→ **Description of the task**
From the first line of the listing below, retype each line up to and including the one with "0.035, 0.035, 0.05]"; pictures stay out.

[START OF Stored records]

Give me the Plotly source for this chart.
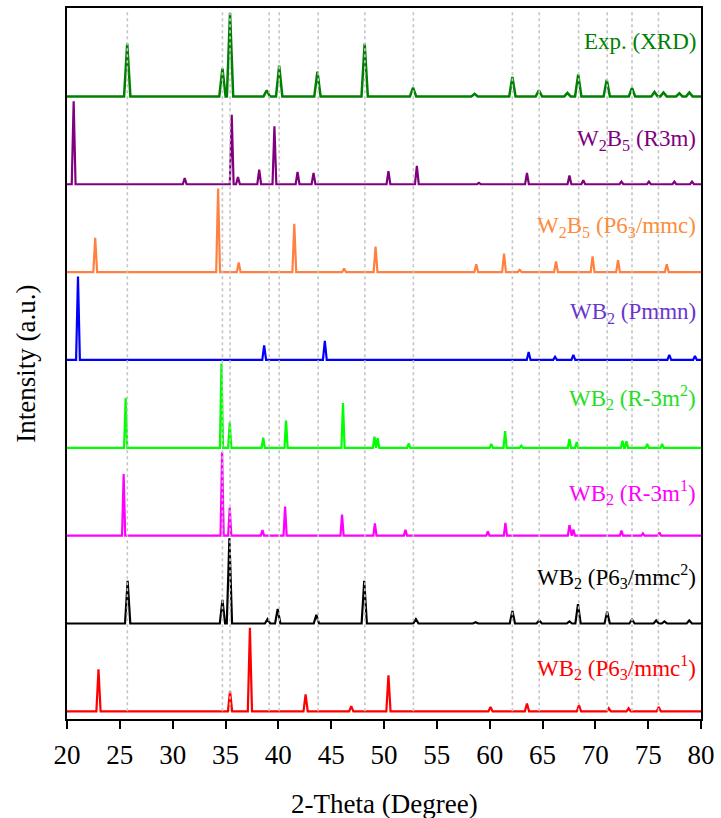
import plotly.graph_objects as go

# ---------------- data ----------------
series_names = [
    "WB<sub>2</sub> (P6<sub>3</sub>/mmc<sup>1</sup>)",
    "WB<sub>2</sub> (P6<sub>3</sub>/mmc<sup>2</sup>)",
    "WB<sub>2</sub> (R-3m<sup>1</sup>)",
    "WB<sub>2</sub> (R-3m<sup>2</sup>)",
    "WB<sub>2</sub> (Pmmn)",
    "W<sub>2</sub>B<sub>5</sub> (P6<sub>3</sub>/mmc)",
    "W<sub>2</sub>B<sub>5</sub> (R3m)",
    "Exp. (XRD)",
]

red_pos = [22.98, 35.43, 37.31, 42.58, 46.9, 50.42, 60.08, 63.53, 68.45, 71.27, 73.15, 76.0]
red_int = [0.48, 0.234, 0.95, 0.193, 0.06, 0.41, 0.05, 0.09, 0.07, 0.035, 0.035, 0.05]

black_pos = [25.74, 34.71, 35.37, 38.98, 39.94, 43.6, 48.13, 53.02, 58.67, 62.15, 64.69,
             67.55, 68.36, 71.12, 73.47, 75.76, 76.54, 78.89]
black_int = [0.485, 0.27, 0.97, 0.05, 0.167, 0.1, 0.485, 0.05, 0.015, 0.144, 0.035,
             0.025, 0.22, 0.133, 0.045, 0.035, 0.025, 0.035]

magenta_pos = [25.36, 34.68, 35.4, 38.5, 40.64, 46.03, 49.14, 52.03, 59.83, 61.49, 67.55,
               67.92, 72.47, 74.5, 76.07]
magenta_int = [0.70, 0.95, 0.32, 0.065, 0.33, 0.24, 0.14, 0.068, 0.05, 0.144, 0.12,
               0.07, 0.057, 0.025, 0.035]

green_pos = [25.55, 34.62, 35.4, 38.57, 40.73, 46.12, 49.1, 49.4, 52.34, 60.15, 61.46,
             62.99, 67.55, 68.24, 72.57, 72.95, 74.91, 76.32]
green_int = [0.57, 0.96, 0.29, 0.114, 0.31, 0.51, 0.128, 0.11, 0.05, 0.045, 0.19,
             0.025, 0.1, 0.064, 0.08, 0.075, 0.045, 0.045]

blue_pos = [21.04, 38.66, 44.4, 63.69, 66.19, 67.92, 77.0, 79.43]
blue_int = [0.95, 0.167, 0.216, 0.09, 0.035, 0.057, 0.057, 0.045]

orange_pos = [22.67, 34.3, 36.25, 41.51, 46.22, 49.2, 58.73, 61.36, 62.84, 66.28, 69.74,
              72.15, 76.76]
orange_int = [0.39, 0.95, 0.11, 0.55, 0.04, 0.29, 0.09, 0.21, 0.025, 0.12, 0.18,
              0.136, 0.09]

purple_pos = [20.63, 31.14, 35.59, 36.18, 38.19, 39.63, 41.82, 43.33, 50.42, 53.11, 58.98,
              63.53, 67.55, 68.86, 72.47, 75.07, 77.48, 79.15]
purple_int = [0.945, 0.07, 0.79, 0.083, 0.166, 0.66, 0.14, 0.128, 0.148, 0.21, 0.015,
              0.128, 0.1, 0.045, 0.03, 0.03, 0.03, 0.03]

exp_pos = [25.7, 34.71, 35.43, 38.9, 40.08, 43.7, 48.17, 52.75, 58.57, 62.15, 64.66,
           67.36, 68.38, 71.08, 73.47, 75.6, 76.45, 77.95, 78.9]
exp_int = [0.60, 0.32, 0.95, 0.07, 0.35, 0.28, 0.60, 0.10, 0.03, 0.22, 0.07,
           0.04, 0.25, 0.19, 0.095, 0.05, 0.045, 0.035, 0.045]

ref_lines = [25.71, 34.71, 35.43, 39.13, 40.08, 43.77, 48.19, 52.78, 62.15, 64.69,
             68.42, 71.12, 73.47, 75.97]

x_ticks = [20, 25, 30, 35, 40, 45, 50, 55, 60, 65, 70, 75, 80]

# ---------------- styling ----------------
line_colors = ["#FF0000", "#000000", "#FF00FF", "#00FF00", "#0000FF", "#FF8040", "#800080", "#008000"]
label_colors = ["#FF0000", "#000000", "#FF00FF", "#22E022", "#6A35D0", "#FF8C3A", "#800080", "#008000"]
half_widths = [0.2, 0.25, 0.15, 0.15, 0.18, 0.18, 0.18, 0.3]
line_widths = [2.2, 2.2, 2.2, 2.2, 2.2, 2.2, 2.2, 2.5]
label_y = [0.50, 1.53, 2.49, 3.57, 4.53, 5.51, 6.50, 7.62]
FONT = "Liberation Serif, Times New Roman, serif"

data = [
    (red_pos, red_int), (black_pos, black_int), (magenta_pos, magenta_int),
    (green_pos, green_int), (blue_pos, blue_int), (orange_pos, orange_int),
    (purple_pos, purple_int), (exp_pos, exp_int),
]


def profile(pos, inten, w, offset):
    xs, ys = [20.0], [offset]
    for p, h in zip(pos, inten):
        xs += [p - w, p, p + w]
        ys += [offset, offset + h, offset]
    xs.append(80.0)
    ys.append(offset)
    return xs, ys


fig = go.Figure()
for i, (pos, inten) in enumerate(data):
    xs, ys = profile(pos, inten, half_widths[i], float(i))
    fig.add_trace(go.Scatter(x=xs, y=ys, mode="lines",
                             line=dict(color=line_colors[i], width=line_widths[i]),
                             showlegend=False, hoverinfo="skip"))

for xv in ref_lines:
    fig.add_shape(type="line", x0=xv, x1=xv, y0=0, y1=7.96, xref="x", yref="y",
                  line=dict(color="#C4C4C4", width=1.6, dash="dot"), layer="above")

for i, name in enumerate(series_names):
    fig.add_annotation(x=79.75, y=label_y[i], xref="x", yref="y", text=name,
                       showarrow=False, xanchor="right", yanchor="middle",
                       font=dict(family=FONT, size=23, color=label_colors[i]))

# axis titles
fig.add_annotation(x=0.5, y=-0.12, xref="paper", yref="paper", text="2-Theta (Degree)",
                   showarrow=False, xanchor="center", yanchor="middle",
                   font=dict(family=FONT, size=27, color="black"))
fig.add_annotation(x=-0.066, y=0.5, xref="paper", yref="paper", text="Intensity (a.u.)",
                   showarrow=False, xanchor="center", yanchor="middle", textangle=-90,
                   font=dict(family=FONT, size=27, color="black"))

fig.update_layout(
    width=721, height=818,
    margin=dict(l=67, r=16, t=6, b=99),
    paper_bgcolor="white", plot_bgcolor="white",
    font=dict(family=FONT, color="black"),
    xaxis=dict(range=[20, 80], tickvals=x_ticks, ticktext=[str(t) for t in x_ticks],
               ticks="outside", ticklen=8, tickwidth=2, tickcolor="black",
               ticklabelstandoff=3,
               showline=True, linecolor="black", linewidth=2, mirror=True,
               showgrid=False, zeroline=False,
               tickfont=dict(family=FONT, size=27, color="black")),
    yaxis=dict(range=[-0.087, 8.006], showticklabels=False, ticks="",
               showline=True, linecolor="black", linewidth=2, mirror=True,
               showgrid=False, zeroline=False),
)

fig.write_html("out.html", config={"displayModeBar": False},
               post_script="document.body.style.margin='0px';document.body.style.padding='0px';")
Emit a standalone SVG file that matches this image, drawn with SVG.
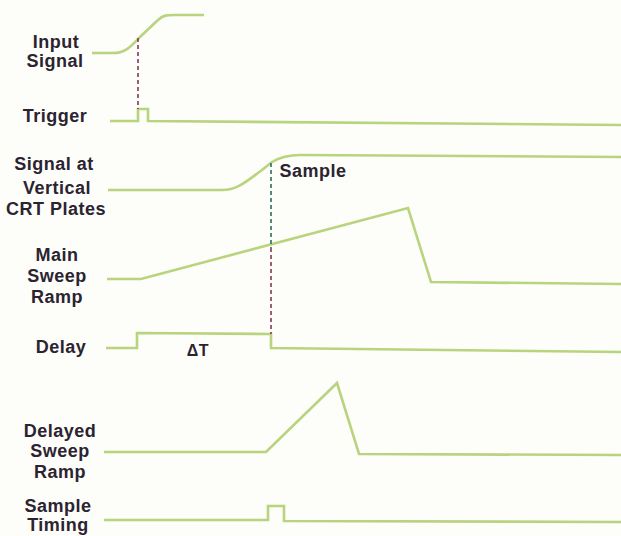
<svg xmlns="http://www.w3.org/2000/svg" width="621" height="536" viewBox="0 0 621 536">
<style>
.bg{fill:#fdfdfa}
.w{fill:none;stroke:#b9d47e;stroke-width:2.6;stroke-linejoin:miter;stroke-linecap:butt}
.t{font-family:"Liberation Sans",Arial,sans-serif;font-weight:bold;font-size:18px;letter-spacing:0.5px;fill:#2b2430;text-anchor:middle}
.d{fill:none;stroke-width:1.6;stroke-dasharray:4 3}
.p{stroke:#8a3558}
.g{stroke:#2e6b5e}
</style>
<rect class="bg" x="0" y="0" width="621" height="536"/>
<g id="input-signal">
<path class="w" d="M92,53 H113 C126,53 131,46 141,36 L158,20 C163,15 167,15 174,15 H204"/>
<text class="t" x="56" y="48">Input</text>
<text class="t" x="55" y="67">Signal</text>
</g>
<g id="trigger">
<path class="w" d="M110,121 H138 V109 H148 V121 L621,125"/>
<text class="t" x="55" y="122">Trigger</text>
</g>
<g id="signal-crt">
<path class="w" d="M108,190 H222 C238,190 248,180 262,170 L272,162 C282,156 290,155 300,155 L621,157"/>
<text class="t" x="54" y="170">Signal at</text>
<text class="t" x="57" y="194">Vertical</text>
<text class="t" x="56" y="215">CRT Plates</text>
<text class="t" x="313" y="177">Sample</text>
</g>
<g id="main-sweep">
<path class="w" d="M107,279 L141,279 L408,208 L431,282 L621,284"/>
<text class="t" x="57" y="261">Main</text>
<text class="t" x="57" y="282">Sweep</text>
<text class="t" x="57" y="303">Ramp</text>
</g>
<g id="delay">
<path class="w" d="M106,348 H137 V333 L271,334 V348 L621,352"/>
<text class="t" x="61" y="353">Delay</text>
<text class="t" x="198" y="356" style="font-size:16px">ΔT</text>
</g>
<g id="delayed-sweep">
<path class="w" d="M104,452 L266,452 L337,383 L359,454 L621,455"/>
<text class="t" x="60" y="437">Delayed</text>
<text class="t" x="60" y="457">Sweep</text>
<text class="t" x="60" y="478">Ramp</text>
</g>
<g id="sample-timing">
<path class="w" d="M104,520 L268,520 V506 H284 V521 L621,522"/>
<text class="t" x="58" y="512">Sample</text>
<text class="t" x="58" y="531">Timing</text>
</g>
<g id="connectors">
<line class="d p" x1="138" y1="38" x2="138" y2="109"/>
<line class="d g" x1="271" y1="163" x2="271" y2="248"/>
<line class="d p" x1="271" y1="248" x2="271" y2="334"/>
</g>
</svg>
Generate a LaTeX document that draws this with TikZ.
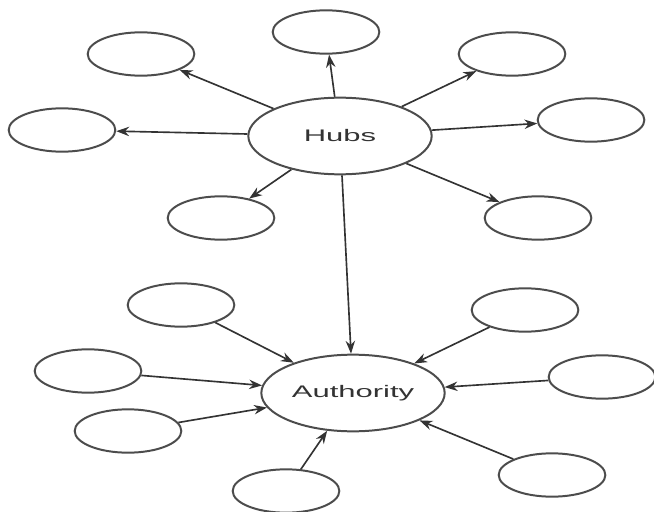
\documentclass[tikz,border=0pt]{standalone}
\usepackage{fontspec}
\newfontfamily\diagfont[FakeStretch=1.85]{Liberation Sans}
\usetikzlibrary{shapes.geometric,arrows.meta}

\tikzset{
	leaf/.style={ellipse, draw=black!70, line width=1.7pt, minimum width=3.2cm, minimum height=1.3cm, inner sep=0pt},
	big/.style={ellipse, draw=black!70, line width=1.7pt, minimum width=5.5cm, minimum height=2.3cm, inner sep=0pt,
		font=\diagfont\fontsize{14.3pt}{17pt}\selectfont, text=black!80},
	link/.style={draw=black!80, line width=1.4pt, -{Stealth[length=11pt, width=8pt]}}
}

\begin{document}
\begin{tikzpicture}
	\begin{scope}[x=0.03cm, y=-0.03cm]
		\useasboundingbox (0, 0) rectangle (654, 511);

		\node[big] (hubs) at (340, 136) {Hubs};
		\node[big] (auth) at (353, 393) {Authority};

		\node[leaf] (h1) at (141, 54) {};
		\node[leaf] (h2) at (326, 32) {};
		\node[leaf] (h3) at (512, 54) {};
		\node[leaf] (h4) at (62, 130) {};
		\node[leaf] (h5) at (591, 120) {};
		\node[leaf] (h6) at (221, 218) {};
		\node[leaf] (h7) at (538, 218) {};

		\node[leaf] (a1) at (181, 305) {};
		\node[leaf] (a2) at (525, 310) {};
		\node[leaf] (a3) at (88, 371) {};
		\node[leaf] (a4) at (602, 377) {};
		\node[leaf] (a5) at (128, 431) {};
		\node[leaf] (a6) at (552, 475) {};
		\node[leaf] (a7) at (286, 491) {};

		% out of the hubs
		\draw[link] (hubs) -- (h1);
		\draw[link] (hubs) -- (h2);
		\draw[link] (hubs) -- (h3);
		\draw[link] (hubs) -- (h4);
		\draw[link] (hubs) -- (h5);
		\draw[link] (hubs) -- (h6);
		\draw[link] (hubs) -- (h7);
		\draw[link] (hubs) -- (auth);

		% into the authority
		\draw[link] (a1) -- (auth);
		\draw[link] (a2) -- (auth);
		\draw[link] (a3) -- (auth);
		\draw[link] (a4) -- (auth);
		\draw[link] (a5) -- (auth);
		\draw[link] (a6) -- (auth);
		\draw[link] (a7) -- (auth);
	\end{scope}
\end{tikzpicture}
\end{document}
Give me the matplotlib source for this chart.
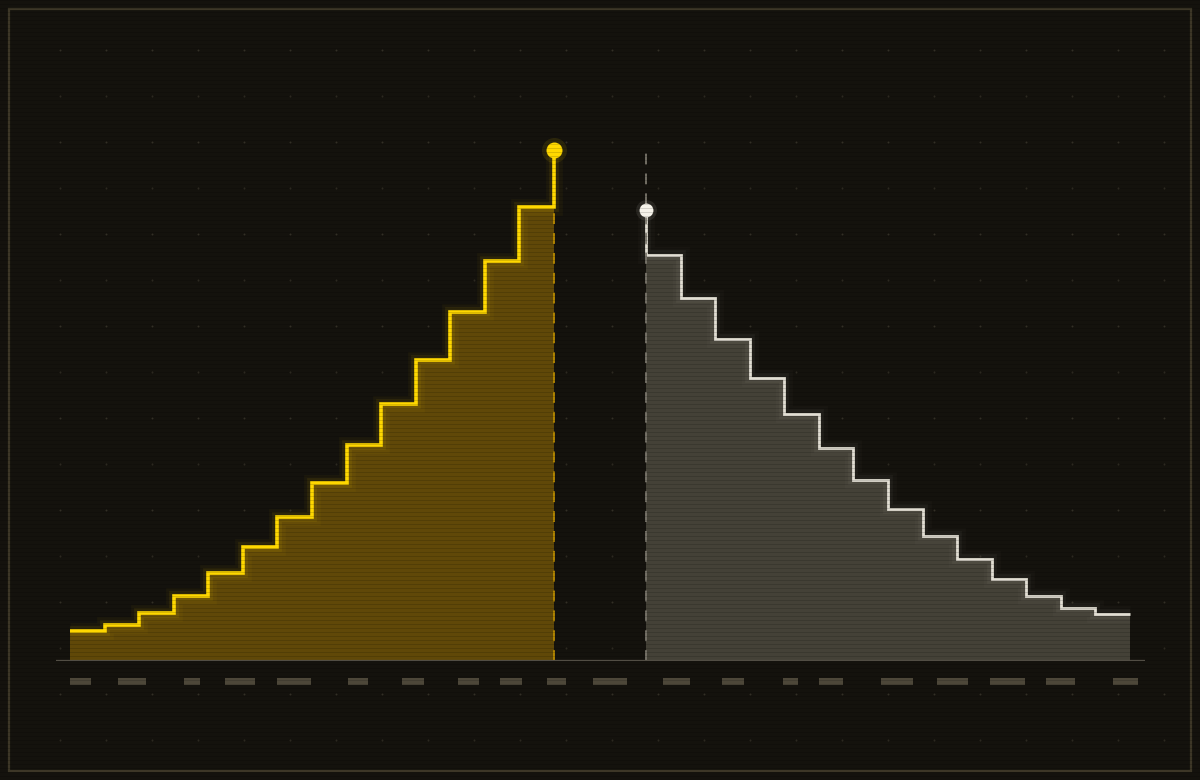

[END OF Stored records]

→ **The reply**
Give me the Plotly source for this chart.
import plotly.graph_objects as go

# ---------------- data ----------------
series_names = [
    "WB<sub>2</sub> (P6<sub>3</sub>/mmc<sup>1</sup>)",
    "WB<sub>2</sub> (P6<sub>3</sub>/mmc<sup>2</sup>)",
    "WB<sub>2</sub> (R-3m<sup>1</sup>)",
    "WB<sub>2</sub> (R-3m<sup>2</sup>)",
    "WB<sub>2</sub> (Pmmn)",
    "W<sub>2</sub>B<sub>5</sub> (P6<sub>3</sub>/mmc)",
    "W<sub>2</sub>B<sub>5</sub> (R3m)",
    "Exp. (XRD)",
]

red_pos = [22.98, 35.43, 37.31, 42.58, 46.9, 50.42, 60.08, 63.53, 68.45, 71.27, 73.15, 76.0]
red_int = [0.48, 0.234, 0.95, 0.193, 0.06, 0.41, 0.05, 0.09, 0.07, 0.035, 0.035, 0.05]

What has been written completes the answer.